EXERCISE AIM: The lines to extract run from the first line of the material below to the line containing "0.181, 0.116, 0.318];", both included; leave the pictures behind.

INFORMATION SUPPLIED:

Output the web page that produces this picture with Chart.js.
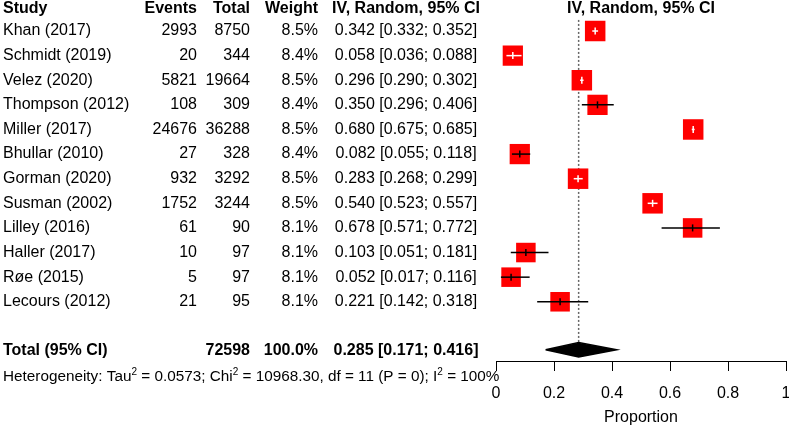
<!DOCTYPE html>
<html>
<head>
<meta charset="utf-8">
<script src="https://cdn.jsdelivr.net/npm/chart.js@4/dist/chart.umd.min.js"></script>
<style>
  html, body { margin: 0; padding: 0; background: #fff; }
  canvas { display: block; }
</style>
</head>
<body>
<canvas id="forest" width="789" height="429"></canvas>
<script>
// study data
const studies = ['Khan (2017)', 'Schmidt (2019)', 'Velez (2020)', 'Thompson (2012)', 'Miller (2017)', 'Bhullar (2010)',
                 'Gorman (2020)', 'Susman (2002)', 'Lilley (2016)', 'Haller (2017)', 'Røe (2015)', 'Lecours (2012)'];
const events = [2993, 20, 5821, 108, 24676, 27, 932, 1752, 61, 10, 5, 21];
const totals = [8750, 344, 19664, 309, 36288, 328, 3292, 3244, 90, 97, 97, 95];
const weights = [8.5, 8.4, 8.5, 8.4, 8.5, 8.4, 8.5, 8.5, 8.1, 8.1, 8.1, 8.1];
const estimates = [0.342, 0.058, 0.296, 0.350, 0.680, 0.082, 0.283, 0.540, 0.678, 0.103, 0.052, 0.221];
const lower = [0.332, 0.036, 0.290, 0.296, 0.675, 0.055, 0.268, 0.523, 0.571, 0.051, 0.017, 0.142];
const upper = [0.352, 0.088, 0.302, 0.406, 0.685, 0.118, 0.299, 0.557, 0.772, 0.181, 0.116, 0.318];

// pooled result
const pooledEst = 0.285;
const pooledLower = 0.171;
const pooledUpper = 0.416;
const pooledTotal = 72598;
const pooledWeight = 100.0;

// heterogeneity
const tau2 = '0.0573';
const chi2 = '10968.30';
const hetDf = 11;
const hetP = 0;
const i2 = 100;

const xTicks = [0, 0.2, 0.4, 0.6, 0.8, 1];

const FONT = '"Liberation Sans", Arial, sans-serif';
Chart.defaults.font.family = FONT;

const totalRow = studies.length + 0.95;   // blank row, then the total
const diamondHalf = 0.29;

function boxSide(i) {
  return 20.5 * weights[i] / 8.5;
}

// CI lies within the square -> drawn white, like meta does
function ciInside(i, chart) {
  const xs = chart.scales.x;
  if (!xs) return false;
  const c = xs.getPixelForValue(estimates[i]);
  const half = boxSide(i) / 2;
  return xs.getPixelForValue(lower[i]) >= c - half && xs.getPixelForValue(upper[i]) <= c + half;
}

const ciSets = studies.map((s, i) => ({
  type: 'line',
  data: [{ x: lower[i], y: i }, { x: upper[i], y: i }],
  borderColor: ctx => ciInside(i, ctx.chart) ? '#ffffff' : '#000000',
  borderWidth: 1.5,
  pointRadius: 0,
  order: 1,
  clip: false
}));

const tableText = {
  id: 'tableText',
  afterDraw(chart) {
    const ctx = chart.ctx;
    const ys = chart.scales.y;
    const area = chart.chartArea;
    const rowY = v => ys.getPixelForValue(v);
    const colStudy = 3, colEvents = 197, colTotal = 250, colWeight = 318, colCi = 406;
    const ciText = (e, l, u) => e.toFixed(3) + ' [' + l.toFixed(3) + '; ' + u.toFixed(3) + ']';

    ctx.save();
    ctx.fillStyle = '#000';
    ctx.textBaseline = 'middle';

    // header
    const hy = rowY(-0.9);
    ctx.font = 'bold 16px ' + FONT;
    ctx.textAlign = 'left';
    ctx.fillText('Study', colStudy, hy);
    ctx.textAlign = 'right';
    ctx.fillText('Events', colEvents, hy);
    ctx.fillText('Total', colTotal, hy);
    ctx.fillText('Weight', colWeight, hy);
    ctx.textAlign = 'center';
    ctx.fillText('IV, Random, 95% CI', colCi, hy);
    ctx.fillText('IV, Random, 95% CI', (area.left + area.right) / 2, hy);

    // studies
    ctx.font = '16px ' + FONT;
    studies.forEach((s, i) => {
      const y = rowY(i);
      ctx.textAlign = 'left';
      ctx.fillText(s, colStudy, y);
      ctx.textAlign = 'right';
      ctx.fillText(String(events[i]), colEvents, y);
      ctx.fillText(String(totals[i]), colTotal, y);
      ctx.fillText(weights[i].toFixed(1) + '%', colWeight, y);
      ctx.textAlign = 'center';
      ctx.fillText(ciText(estimates[i], lower[i], upper[i]), colCi, y);
    });

    // total
    const ty = rowY(studies.length + 1);
    ctx.font = 'bold 16px ' + FONT;
    ctx.textAlign = 'left';
    ctx.fillText('Total (95% CI)', colStudy, ty);
    ctx.textAlign = 'right';
    ctx.fillText(String(pooledTotal), colTotal, ty);
    ctx.fillText(pooledWeight.toFixed(1) + '%', colWeight, ty);
    ctx.textAlign = 'center';
    ctx.fillText(ciText(pooledEst, pooledLower, pooledUpper), colCi, ty);

    // heterogeneity line with superscripts
    const hetY = rowY(studies.length + 2.05);
    const parts = [
      ['Heterogeneity: Tau', false], ['2', true], [' = ' + tau2 + '; Chi', false], ['2', true],
      [' = ' + chi2 + ', df = ' + hetDf + ' (P = ' + hetP + '); I', false], ['2', true], [' = ' + i2 + '%', false]
    ];
    let x = colStudy;
    ctx.textAlign = 'left';
    parts.forEach(([t, sup]) => {
      ctx.font = (sup ? '10px ' : '15.3px ') + FONT;
      ctx.fillText(t, x, sup ? hetY - 5 : hetY);
      x += ctx.measureText(t).width;
    });
    ctx.restore();
  }
};

new Chart(document.getElementById('forest'), {
  type: 'scatter',
  data: {
    datasets: [
      ...ciSets,
      {
        // point estimate ticks
        data: estimates.map((v, i) => ({ x: v, y: i })),
        pointStyle: 'line',
        rotation: 90,
        pointRadius: 3.5,
        pointBorderWidth: 1.5,
        pointBorderColor: ctx => ciInside(ctx.dataIndex, ctx.chart) ? '#ffffff' : '#000000',
        order: 0,
        clip: false
      },
      {
        // weighted squares
        data: estimates.map((v, i) => ({ x: v, y: i })),
        pointStyle: 'rect',
        pointRadius: ctx => boxSide(ctx.dataIndex) / 2 / Math.SQRT1_2,
        backgroundColor: '#ff0000',
        borderWidth: 0,
        order: 3,
        clip: false
      },
      {
        // pooled diamond
        type: 'line',
        data: [
          { x: pooledLower, y: totalRow }, { x: pooledEst, y: totalRow - diamondHalf },
          { x: pooledUpper, y: totalRow }, { x: pooledEst, y: totalRow + diamondHalf },
          { x: pooledLower, y: totalRow }
        ],
        borderColor: '#000',
        backgroundColor: '#000',
        borderWidth: 1.5,
        fill: 'shape',
        pointRadius: 0,
        tension: 0,
        order: 2,
        clip: false
      },
      {
        // dotted line at pooled estimate
        type: 'line',
        data: [{ x: pooledEst, y: -0.45 }, { x: pooledEst, y: totalRow - diamondHalf }],
        borderColor: '#666',
        borderWidth: 1.5,
        borderDash: [2, 2],
        pointRadius: 0,
        order: 4,
        clip: false
      }
    ]
  },
  options: {
    responsive: false,
    animation: false,
    devicePixelRatio: 1,
    layout: { autoPadding: false, padding: { left: 496, right: 3, top: 18.7, bottom: 0 } },
    plugins: {
      legend: { display: false },
      tooltip: { enabled: false }
    },
    scales: {
      x: {
        type: 'linear',
        min: 0,
        max: 1,
        afterBuildTicks: s => { s.ticks = xTicks.map(v => ({ value: v })); },
        afterFit: s => { s.height = 68; s.paddingLeft = 0; s.paddingRight = 0; },
        ticks: {
          font: { size: 16 },
          color: '#000',
          padding: 13,
          maxRotation: 0,
          callback: v => String(v)
        },
        grid: { drawOnChartArea: false, drawTicks: true, tickLength: 10, color: '#000', tickColor: '#000' },
        border: { display: true, color: '#000', width: 1 },
        title: { display: true, text: 'Proportion', color: '#000', font: { size: 16 }, padding: { top: 0, bottom: 2 } }
      },
      y: {
        type: 'linear',
        min: -0.5,
        max: 13.406,
        reverse: true,
        display: false
      }
    }
  },
  plugins: [tableText]
});
</script>
</body>
</html>
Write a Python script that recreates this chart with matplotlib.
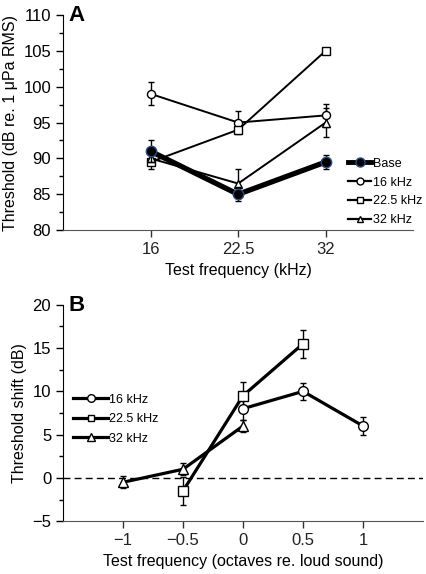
import numpy as np
import matplotlib
matplotlib.use('Agg')
import matplotlib.pyplot as plt
from matplotlib.ticker import MultipleLocator
from matplotlib.lines import Line2D

plt.rcParams['font.family'] = ['Liberation Sans', 'DejaVu Sans']

# panel A: thresholds (dB re. 1 uPa RMS) at each test frequency
freq_labels = ['16', '22.5', '32']
base = [91, 85, 89.5]
base_err = [1.5, 1.0, 1.0]
exp16 = [99, 95, 96]
exp16_err = [1.6, 1.6, 1.6]
exp22 = [89.5, 94, 105]
exp22_err = [1.0, 0.5, 0.4]
exp32 = [90, 86.5, 95]
exp32_err = [0.8, 2.0, 2.0]

# panel B: threshold shift vs octaves re. loud sound
oct16 = [0, 0.5, 1]
shift16 = [8, 10, 6]
shift16_err = [1.3, 1.0, 1.0]
oct22 = [-0.5, 0, 0.5]
shift22 = [-1.5, 9.5, 15.5]
shift22_err = [1.6, 1.6, 1.6]
oct32 = [-1, -0.5, 0]
shift32 = [-0.5, 1.0, 6.0]
shift32_err = [0.7, 0.7, 0.7]

fig = plt.figure(figsize=(4.26, 5.74), dpi=100)
axA = fig.add_axes([0.148, 0.599, 0.822, 0.375])
axB = fig.add_axes([0.148, 0.092, 0.845, 0.377])

x = np.arange(len(freq_labels))
ekw = dict(ecolor='black', elinewidth=1, capsize=2, capthick=1)

axA.errorbar(x, base, yerr=base_err, color='black', lw=3.8, marker='o', ms=7.5,
             mfc='black', mec='#2b4d7e', mew=1, zorder=5, **ekw)
axA.errorbar(x, exp16, yerr=exp16_err, color='black', lw=1.4, marker='o', ms=5.8,
             mfc='white', mec='black', mew=1, **ekw)
axA.errorbar(x, exp22, yerr=exp22_err, color='black', lw=1.4, marker='s', ms=5.2,
             mfc='white', mec='black', mew=1, **ekw)
axA.errorbar(x, exp32, yerr=exp32_err, color='black', lw=1.4, marker='^', ms=5.8,
             mfc='white', mec='black', mew=1, **ekw)

axA.set_xlim(-1, 3)
axA.set_ylim(80, 110)
axA.set_xticks(x)
axA.set_xticklabels(freq_labels)
axA.yaxis.set_major_locator(MultipleLocator(5))
axA.yaxis.set_minor_locator(MultipleLocator(2.5))
axA.set_xlabel('Test frequency (kHz)', fontsize=11.5)
axA.set_ylabel('Threshold (dB re. 1 \u03bcPa RMS)', fontsize=11.5)
axA.text(0.014, 1.045, 'A', transform=axA.transAxes, fontsize=16, fontweight='bold',
         va='top', ha='left')

handlesA = [
    Line2D([], [], color='black', lw=3.5, marker='o', ms=6.5, mfc='black', mec='#2b4d7e'),
    Line2D([], [], color='black', lw=1.6, marker='o', ms=5, mfc='white', mec='black'),
    Line2D([], [], color='black', lw=1.6, marker='s', ms=4.5, mfc='white', mec='black'),
    Line2D([], [], color='black', lw=1.6, marker='^', ms=5, mfc='white', mec='black'),
]
axA.legend(handlesA, ['Base', '16 kHz', '22.5 kHz', '32 kHz'], loc='upper left',
           bbox_to_anchor=(0.815, 0.337), frameon=False, fontsize=9,
           handlelength=1.8, handletextpad=0.15, labelspacing=0.55,
           borderaxespad=0, borderpad=0)

axB.errorbar(oct16, shift16, yerr=shift16_err, color='black', lw=2.3, marker='o',
             ms=7, mfc='white', mec='black', mew=1, **ekw)
axB.errorbar(oct22, shift22, yerr=shift22_err, color='black', lw=2.3, marker='s',
             ms=6.5, mfc='white', mec='black', mew=1, **ekw)
axB.errorbar(oct32, shift32, yerr=shift32_err, color='black', lw=2.3, marker='^',
             ms=7, mfc='white', mec='black', mew=1, **ekw)
axB.axhline(0, color='black', lw=1, ls=(0, (5, 3)), zorder=0)

axB.set_xlim(-1.5, 1.5)
axB.set_ylim(-5, 20)
axB.set_xticks([-1, -0.5, 0, 0.5, 1])
axB.set_xticklabels(['\u22121', '\u22120.5', '0', '0.5', '1'])
axB.yaxis.set_minor_locator(MultipleLocator(2.5))
axB.set_yticks([-5, 0, 5, 10, 15, 20])
axB.set_yticklabels(['\u22125', '0', '5', '10', '15', '20'])
axB.set_xlabel('Test frequency (octaves re. loud sound)', fontsize=11.5)
axB.set_ylabel('Threshold shift (dB)', fontsize=11.5)
axB.text(0.014, 1.045, 'B', transform=axB.transAxes, fontsize=16, fontweight='bold',
         va='top', ha='left')

handlesB = [
    Line2D([], [], color='black', lw=2.3, marker='o', ms=5.5, mfc='white', mec='black'),
    Line2D([], [], color='black', lw=2.3, marker='s', ms=5, mfc='white', mec='black'),
    Line2D([], [], color='black', lw=2.3, marker='^', ms=5.5, mfc='white', mec='black'),
]
axB.legend(handlesB, ['16 kHz', '22.5 kHz', '32 kHz'], loc='upper left',
           bbox_to_anchor=(0.028, 0.59), frameon=False, fontsize=9,
           handlelength=2.8, handletextpad=0.1, labelspacing=0.6,
           borderaxespad=0, borderpad=0)

for ax in (axA, axB):
    ax.spines['top'].set_visible(False)
    ax.spines['right'].set_visible(False)
    ax.spines['bottom'].set_color('#555555')
    ax.tick_params(axis='both', labelsize=12, color='black', length=5, width=1)
    ax.tick_params(axis='y', which='minor', length=3, width=1)
    ax.tick_params(axis='x', colors='#333333', labelcolor='#222222')

fig.savefig('out.png', dpi=100)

RESPONSE TO THIS EXERCISE:
Output the web page that produces this picture with Chart.js.
<!DOCTYPE html>
<html>
<head>
<meta charset="utf-8">
<script src="https://cdn.jsdelivr.net/npm/chart.js@4/dist/chart.umd.min.js"></script>
<style>
  html, body { margin: 0; padding: 0; background: #fff; }
  canvas { display: block; }
</style>
</head>
<body>
<canvas id="forest" width="789" height="429"></canvas>
<script>
// study data
const studies = ['Khan (2017)', 'Schmidt (2019)', 'Velez (2020)', 'Thompson (2012)', 'Miller (2017)', 'Bhullar (2010)',
                 'Gorman (2020)', 'Susman (2002)', 'Lilley (2016)', 'Haller (2017)', 'Røe (2015)', 'Lecours (2012)'];
const events = [2993, 20, 5821, 108, 24676, 27, 932, 1752, 61, 10, 5, 21];
const totals = [8750, 344, 19664, 309, 36288, 328, 3292, 3244, 90, 97, 97, 95];
const weights = [8.5, 8.4, 8.5, 8.4, 8.5, 8.4, 8.5, 8.5, 8.1, 8.1, 8.1, 8.1];
const estimates = [0.342, 0.058, 0.296, 0.350, 0.680, 0.082, 0.283, 0.540, 0.678, 0.103, 0.052, 0.221];
const lower = [0.332, 0.036, 0.290, 0.296, 0.675, 0.055, 0.268, 0.523, 0.571, 0.051, 0.017, 0.142];
const upper = [0.352, 0.088, 0.302, 0.406, 0.685, 0.118, 0.299, 0.557, 0.772, 0.181, 0.116, 0.318];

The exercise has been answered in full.